→ **Exercise objective**
Write out the data below exactly as given, without any of its pictures.
:: Material
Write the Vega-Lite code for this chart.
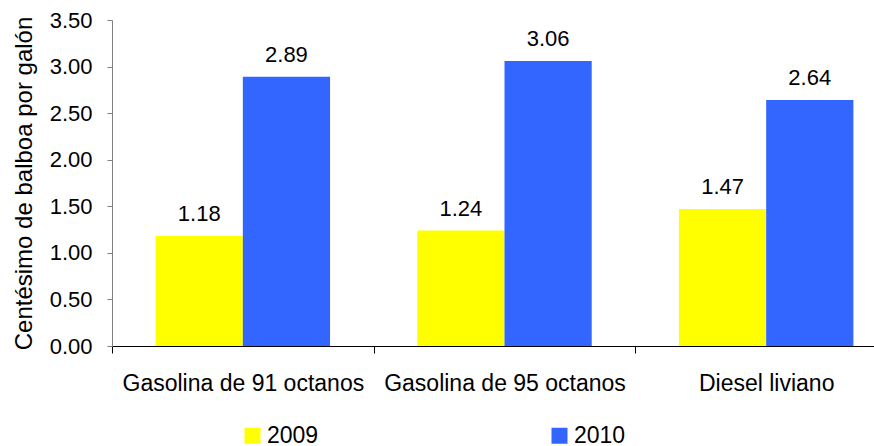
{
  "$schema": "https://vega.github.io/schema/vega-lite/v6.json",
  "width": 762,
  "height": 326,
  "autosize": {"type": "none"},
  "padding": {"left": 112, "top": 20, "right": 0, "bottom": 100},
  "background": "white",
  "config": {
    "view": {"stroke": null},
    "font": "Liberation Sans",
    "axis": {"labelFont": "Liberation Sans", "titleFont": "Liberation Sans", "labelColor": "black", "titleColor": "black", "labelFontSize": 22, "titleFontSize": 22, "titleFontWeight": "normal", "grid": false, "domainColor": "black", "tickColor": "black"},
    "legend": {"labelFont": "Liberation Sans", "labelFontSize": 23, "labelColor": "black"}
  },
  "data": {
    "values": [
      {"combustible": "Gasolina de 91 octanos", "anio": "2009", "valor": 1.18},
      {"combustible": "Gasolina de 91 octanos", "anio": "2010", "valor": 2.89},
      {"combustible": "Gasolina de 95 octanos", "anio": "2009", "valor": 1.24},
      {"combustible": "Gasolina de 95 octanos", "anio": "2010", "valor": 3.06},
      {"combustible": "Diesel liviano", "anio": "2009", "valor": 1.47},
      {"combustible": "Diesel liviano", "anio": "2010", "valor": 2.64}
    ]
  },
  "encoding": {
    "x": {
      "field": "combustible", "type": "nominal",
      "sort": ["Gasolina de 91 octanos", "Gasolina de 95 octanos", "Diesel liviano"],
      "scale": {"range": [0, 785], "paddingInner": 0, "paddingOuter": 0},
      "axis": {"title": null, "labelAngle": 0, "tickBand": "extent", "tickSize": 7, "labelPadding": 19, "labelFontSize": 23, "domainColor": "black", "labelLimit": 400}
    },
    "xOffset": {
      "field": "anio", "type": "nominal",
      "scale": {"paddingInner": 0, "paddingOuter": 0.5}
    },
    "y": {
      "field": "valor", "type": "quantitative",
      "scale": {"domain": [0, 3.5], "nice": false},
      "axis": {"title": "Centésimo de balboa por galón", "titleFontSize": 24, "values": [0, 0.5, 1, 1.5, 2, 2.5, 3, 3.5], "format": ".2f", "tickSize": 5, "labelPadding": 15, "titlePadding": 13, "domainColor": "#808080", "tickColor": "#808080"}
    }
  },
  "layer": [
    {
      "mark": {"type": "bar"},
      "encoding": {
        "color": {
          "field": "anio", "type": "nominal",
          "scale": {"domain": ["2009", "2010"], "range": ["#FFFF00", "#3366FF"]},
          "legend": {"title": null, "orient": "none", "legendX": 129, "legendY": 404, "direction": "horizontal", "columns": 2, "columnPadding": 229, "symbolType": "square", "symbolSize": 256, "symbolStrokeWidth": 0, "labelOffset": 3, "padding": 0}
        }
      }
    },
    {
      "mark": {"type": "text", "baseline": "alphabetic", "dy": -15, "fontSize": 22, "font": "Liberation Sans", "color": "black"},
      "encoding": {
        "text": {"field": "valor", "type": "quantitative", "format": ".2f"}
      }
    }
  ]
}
::::
→ **Solution to the problem**
Write the Vega-Lite code for this chart.
{
  "$schema": "https://vega.github.io/schema/vega-lite/v6.json",
  "width": 762,
  "height": 326,
  "autosize": {"type": "none"},
  "padding": {"left": 112, "top": 20, "right": 0, "bottom": 100},
  "background": "white",
  "config": {
    "view": {"stroke": null},
    "font": "Liberation Sans",
    "axis": {"labelFont": "Liberation Sans", "titleFont": "Liberation Sans", "labelColor": "black", "titleColor": "black", "labelFontSize": 22, "titleFontSize": 22, "titleFontWeight": "normal", "grid": false, "domainColor": "black", "tickColor": "black"},
    "legend": {"labelFont": "Liberation Sans", "labelFontSize": 23, "labelColor": "black"}
  },
  "data": {
    "values": [
      {"combustible": "Gasolina de 91 octanos", "anio": "2009", "valor": 1.18},
      {"combustible": "Gasolina de 91 octanos", "anio": "2010", "valor": 2.89},
      {"combustible": "Gasolina de 95 octanos", "anio": "2009", "valor": 1.24},
      {"combustible": "Gasolina de 95 octanos", "anio": "2010", "valor": 3.06},
      {"combustible": "Diesel liviano", "anio": "2009", "valor": 1.47},
      {"combustible": "Diesel liviano", "anio": "2010", "valor": 2.64}
    ]
  },
  "encoding": {
    "x": {
      "field": "combustible", "type": "nominal",
      "sort": ["Gasolina de 91 octanos", "Gasolina de 95 octanos", "Diesel liviano"],
      "scale": {"range": [0, 785], "paddingInner": 0, "paddingOuter": 0},
      "axis": {"title": null, "labelAngle": 0, "tickBand": "extent", "tickSize": 7, "labelPadding": 19, "labelFontSize": 23, "domainColor": "black", "labelLimit": 400}
    },
    "xOffset": {
      "field": "anio", "type": "nominal",
      "scale": {"paddingInner": 0, "paddingOuter": 0.5}
    },
    "y": {
      "field": "valor", "type": "quantitative",
      "scale": {"domain": [0, 3.5], "nice": false},
      "axis": {"title": "Centésimo de balboa por galón", "titleFontSize": 24, "values": [0, 0.5, 1, 1.5, 2, 2.5, 3, 3.5], "format": ".2f", "tickSize": 5, "labelPadding": 15, "titlePadding": 13, "domainColor": "#808080", "tickColor": "#808080"}
    }
  },
  "layer": [
    {
      "mark": {"type": "bar"},
      "encoding": {
        "color": {
          "field": "anio", "type": "nominal",
          "scale": {"domain": ["2009", "2010"], "range": ["#FFFF00", "#3366FF"]},
          "legend": {"title": null, "orient": "none", "legendX": 129, "legendY": 404, "direction": "horizontal", "columns": 2, "columnPadding": 229, "symbolType": "square", "symbolSize": 256, "symbolStrokeWidth": 0, "labelOffset": 3, "padding": 0}
        }
      }
    },
    {
      "mark": {"type": "text", "baseline": "alphabetic", "dy": -15, "fontSize": 22, "font": "Liberation Sans", "color": "black"},
      "encoding": {
        "text": {"field": "valor", "type": "quantitative", "format": ".2f"}
      }
    }
  ]
}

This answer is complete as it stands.